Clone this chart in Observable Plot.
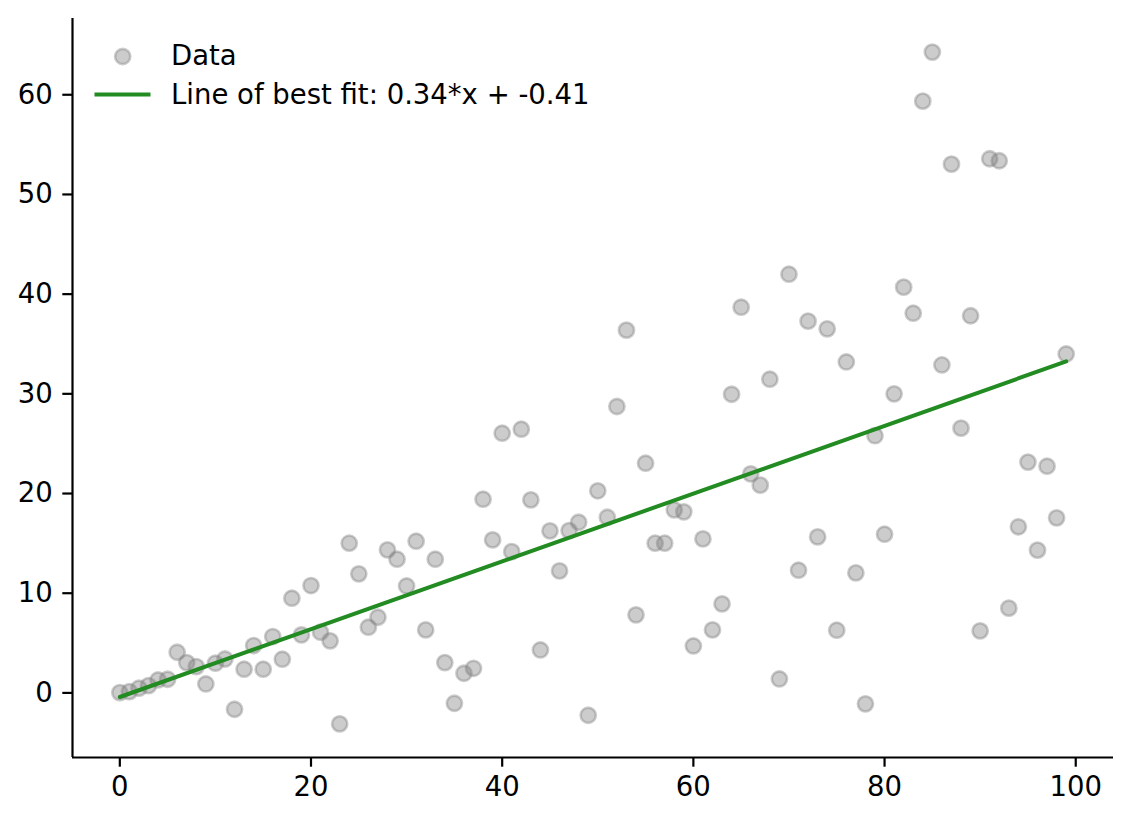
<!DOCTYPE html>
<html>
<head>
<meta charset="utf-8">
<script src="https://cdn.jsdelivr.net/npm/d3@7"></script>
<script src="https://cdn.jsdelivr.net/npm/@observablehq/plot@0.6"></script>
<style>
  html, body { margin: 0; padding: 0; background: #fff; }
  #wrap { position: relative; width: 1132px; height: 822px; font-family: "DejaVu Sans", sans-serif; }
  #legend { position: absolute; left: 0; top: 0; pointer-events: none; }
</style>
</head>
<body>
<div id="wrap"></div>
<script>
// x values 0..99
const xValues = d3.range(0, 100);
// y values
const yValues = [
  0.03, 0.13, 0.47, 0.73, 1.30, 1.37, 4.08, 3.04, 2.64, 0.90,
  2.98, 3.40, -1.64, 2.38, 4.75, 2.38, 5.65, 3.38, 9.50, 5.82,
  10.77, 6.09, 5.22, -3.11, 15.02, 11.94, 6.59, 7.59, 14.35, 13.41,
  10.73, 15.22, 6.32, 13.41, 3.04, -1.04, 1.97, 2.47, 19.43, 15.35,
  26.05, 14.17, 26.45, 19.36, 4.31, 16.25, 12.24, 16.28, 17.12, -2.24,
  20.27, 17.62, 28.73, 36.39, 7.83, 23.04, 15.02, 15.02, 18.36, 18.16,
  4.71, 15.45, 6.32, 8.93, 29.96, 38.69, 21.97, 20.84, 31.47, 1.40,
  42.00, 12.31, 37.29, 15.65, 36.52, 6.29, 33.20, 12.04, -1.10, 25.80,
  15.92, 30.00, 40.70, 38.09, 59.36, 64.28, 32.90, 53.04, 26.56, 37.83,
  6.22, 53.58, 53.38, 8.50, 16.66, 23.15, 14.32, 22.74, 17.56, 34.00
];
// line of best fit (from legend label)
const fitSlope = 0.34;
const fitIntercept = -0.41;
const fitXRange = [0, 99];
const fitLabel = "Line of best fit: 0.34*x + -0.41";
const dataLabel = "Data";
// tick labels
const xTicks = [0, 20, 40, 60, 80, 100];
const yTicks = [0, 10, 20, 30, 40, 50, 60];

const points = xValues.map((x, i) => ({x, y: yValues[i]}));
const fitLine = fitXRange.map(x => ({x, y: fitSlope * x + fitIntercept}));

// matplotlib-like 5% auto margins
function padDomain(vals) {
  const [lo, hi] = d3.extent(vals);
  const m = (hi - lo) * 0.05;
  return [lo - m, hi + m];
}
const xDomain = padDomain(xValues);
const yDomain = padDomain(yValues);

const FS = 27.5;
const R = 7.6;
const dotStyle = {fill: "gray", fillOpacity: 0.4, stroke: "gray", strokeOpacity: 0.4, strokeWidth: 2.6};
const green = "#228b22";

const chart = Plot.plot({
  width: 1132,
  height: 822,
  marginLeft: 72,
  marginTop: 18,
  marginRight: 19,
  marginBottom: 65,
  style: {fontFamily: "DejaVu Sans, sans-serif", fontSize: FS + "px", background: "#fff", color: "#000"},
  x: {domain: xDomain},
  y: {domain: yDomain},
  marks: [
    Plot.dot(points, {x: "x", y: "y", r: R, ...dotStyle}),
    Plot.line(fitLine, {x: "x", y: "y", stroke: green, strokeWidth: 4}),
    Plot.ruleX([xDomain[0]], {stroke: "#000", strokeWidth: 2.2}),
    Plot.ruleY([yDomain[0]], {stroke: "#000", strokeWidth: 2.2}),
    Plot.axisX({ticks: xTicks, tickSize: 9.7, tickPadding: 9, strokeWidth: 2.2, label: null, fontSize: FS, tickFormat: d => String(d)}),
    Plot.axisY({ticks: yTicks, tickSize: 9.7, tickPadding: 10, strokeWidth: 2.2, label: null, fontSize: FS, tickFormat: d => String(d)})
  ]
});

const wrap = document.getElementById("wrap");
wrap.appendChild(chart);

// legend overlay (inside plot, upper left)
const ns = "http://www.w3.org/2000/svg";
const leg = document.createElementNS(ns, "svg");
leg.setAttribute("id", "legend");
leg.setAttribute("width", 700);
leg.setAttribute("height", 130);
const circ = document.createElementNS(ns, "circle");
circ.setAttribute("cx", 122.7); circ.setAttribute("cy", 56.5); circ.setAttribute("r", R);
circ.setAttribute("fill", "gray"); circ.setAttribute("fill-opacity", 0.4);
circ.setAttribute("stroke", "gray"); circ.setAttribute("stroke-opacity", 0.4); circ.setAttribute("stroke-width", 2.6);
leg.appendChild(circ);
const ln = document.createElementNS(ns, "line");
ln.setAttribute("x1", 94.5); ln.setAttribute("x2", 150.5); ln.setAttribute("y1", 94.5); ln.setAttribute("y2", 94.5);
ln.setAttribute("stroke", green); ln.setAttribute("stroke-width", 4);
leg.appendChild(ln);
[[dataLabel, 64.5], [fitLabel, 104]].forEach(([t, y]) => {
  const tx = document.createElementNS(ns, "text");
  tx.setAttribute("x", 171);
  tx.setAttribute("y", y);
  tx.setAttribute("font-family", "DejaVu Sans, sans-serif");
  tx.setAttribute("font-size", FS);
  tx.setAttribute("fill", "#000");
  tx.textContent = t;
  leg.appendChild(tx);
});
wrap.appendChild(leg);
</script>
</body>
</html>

+ + +

• _Stated exercise_
Copy the listing exactly. Any image in it stays out of the copy.

• _Solution for this task_
Clone this chart in Observable Plot.
<!DOCTYPE html>
<html>
<head>
<meta charset="utf-8">
<script src="https://cdn.jsdelivr.net/npm/d3@7"></script>
<script src="https://cdn.jsdelivr.net/npm/@observablehq/plot@0.6"></script>
<style>
  html, body { margin: 0; padding: 0; background: #fff; }
  #wrap { position: relative; width: 1132px; height: 822px; font-family: "DejaVu Sans", sans-serif; }
  #legend { position: absolute; left: 0; top: 0; pointer-events: none; }
</style>
</head>
<body>
<div id="wrap"></div>
<script>
// x values 0..99
const xValues = d3.range(0, 100);
// y values
const yValues = [
  0.03, 0.13, 0.47, 0.73, 1.30, 1.37, 4.08, 3.04, 2.64, 0.90,
  2.98, 3.40, -1.64, 2.38, 4.75, 2.38, 5.65, 3.38, 9.50, 5.82,
  10.77, 6.09, 5.22, -3.11, 15.02, 11.94, 6.59, 7.59, 14.35, 13.41,
  10.73, 15.22, 6.32, 13.41, 3.04, -1.04, 1.97, 2.47, 19.43, 15.35,
  26.05, 14.17, 26.45, 19.36, 4.31, 16.25, 12.24, 16.28, 17.12, -2.24,
  20.27, 17.62, 28.73, 36.39, 7.83, 23.04, 15.02, 15.02, 18.36, 18.16,
  4.71, 15.45, 6.32, 8.93, 29.96, 38.69, 21.97, 20.84, 31.47, 1.40,
  42.00, 12.31, 37.29, 15.65, 36.52, 6.29, 33.20, 12.04, -1.10, 25.80,
  15.92, 30.00, 40.70, 38.09, 59.36, 64.28, 32.90, 53.04, 26.56, 37.83,
  6.22, 53.58, 53.38, 8.50, 16.66, 23.15, 14.32, 22.74, 17.56, 34.00
];
// line of best fit (from legend label)
const fitSlope = 0.34;
const fitIntercept = -0.41;
const fitXRange = [0, 99];
const fitLabel = "Line of best fit: 0.34*x + -0.41";
const dataLabel = "Data";
// tick labels
const xTicks = [0, 20, 40, 60, 80, 100];
const yTicks = [0, 10, 20, 30, 40, 50, 60];

const points = xValues.map((x, i) => ({x, y: yValues[i]}));
const fitLine = fitXRange.map(x => ({x, y: fitSlope * x + fitIntercept}));

// matplotlib-like 5% auto margins
function padDomain(vals) {
  const [lo, hi] = d3.extent(vals);
  const m = (hi - lo) * 0.05;
  return [lo - m, hi + m];
}
const xDomain = padDomain(xValues);
const yDomain = padDomain(yValues);

const FS = 27.5;
const R = 7.6;
const dotStyle = {fill: "gray", fillOpacity: 0.4, stroke: "gray", strokeOpacity: 0.4, strokeWidth: 2.6};
const green = "#228b22";

const chart = Plot.plot({
  width: 1132,
  height: 822,
  marginLeft: 72,
  marginTop: 18,
  marginRight: 19,
  marginBottom: 65,
  style: {fontFamily: "DejaVu Sans, sans-serif", fontSize: FS + "px", background: "#fff", color: "#000"},
  x: {domain: xDomain},
  y: {domain: yDomain},
  marks: [
    Plot.dot(points, {x: "x", y: "y", r: R, ...dotStyle}),
    Plot.line(fitLine, {x: "x", y: "y", stroke: green, strokeWidth: 4}),
    Plot.ruleX([xDomain[0]], {stroke: "#000", strokeWidth: 2.2}),
    Plot.ruleY([yDomain[0]], {stroke: "#000", strokeWidth: 2.2}),
    Plot.axisX({ticks: xTicks, tickSize: 9.7, tickPadding: 9, strokeWidth: 2.2, label: null, fontSize: FS, tickFormat: d => String(d)}),
    Plot.axisY({ticks: yTicks, tickSize: 9.7, tickPadding: 10, strokeWidth: 2.2, label: null, fontSize: FS, tickFormat: d => String(d)})
  ]
});

const wrap = document.getElementById("wrap");
wrap.appendChild(chart);

// legend overlay (inside plot, upper left)
const ns = "http://www.w3.org/2000/svg";
const leg = document.createElementNS(ns, "svg");
leg.setAttribute("id", "legend");
leg.setAttribute("width", 700);
leg.setAttribute("height", 130);
const circ = document.createElementNS(ns, "circle");
circ.setAttribute("cx", 122.7); circ.setAttribute("cy", 56.5); circ.setAttribute("r", R);
circ.setAttribute("fill", "gray"); circ.setAttribute("fill-opacity", 0.4);
circ.setAttribute("stroke", "gray"); circ.setAttribute("stroke-opacity", 0.4); circ.setAttribute("stroke-width", 2.6);
leg.appendChild(circ);
const ln = document.createElementNS(ns, "line");
ln.setAttribute("x1", 94.5); ln.setAttribute("x2", 150.5); ln.setAttribute("y1", 94.5); ln.setAttribute("y2", 94.5);
ln.setAttribute("stroke", green); ln.setAttribute("stroke-width", 4);
leg.appendChild(ln);
[[dataLabel, 64.5], [fitLabel, 104]].forEach(([t, y]) => {
  const tx = document.createElementNS(ns, "text");
  tx.setAttribute("x", 171);
  tx.setAttribute("y", y);
  tx.setAttribute("font-family", "DejaVu Sans, sans-serif");
  tx.setAttribute("font-size", FS);
  tx.setAttribute("fill", "#000");
  tx.textContent = t;
  leg.appendChild(tx);
});
wrap.appendChild(leg);
</script>
</body>
</html>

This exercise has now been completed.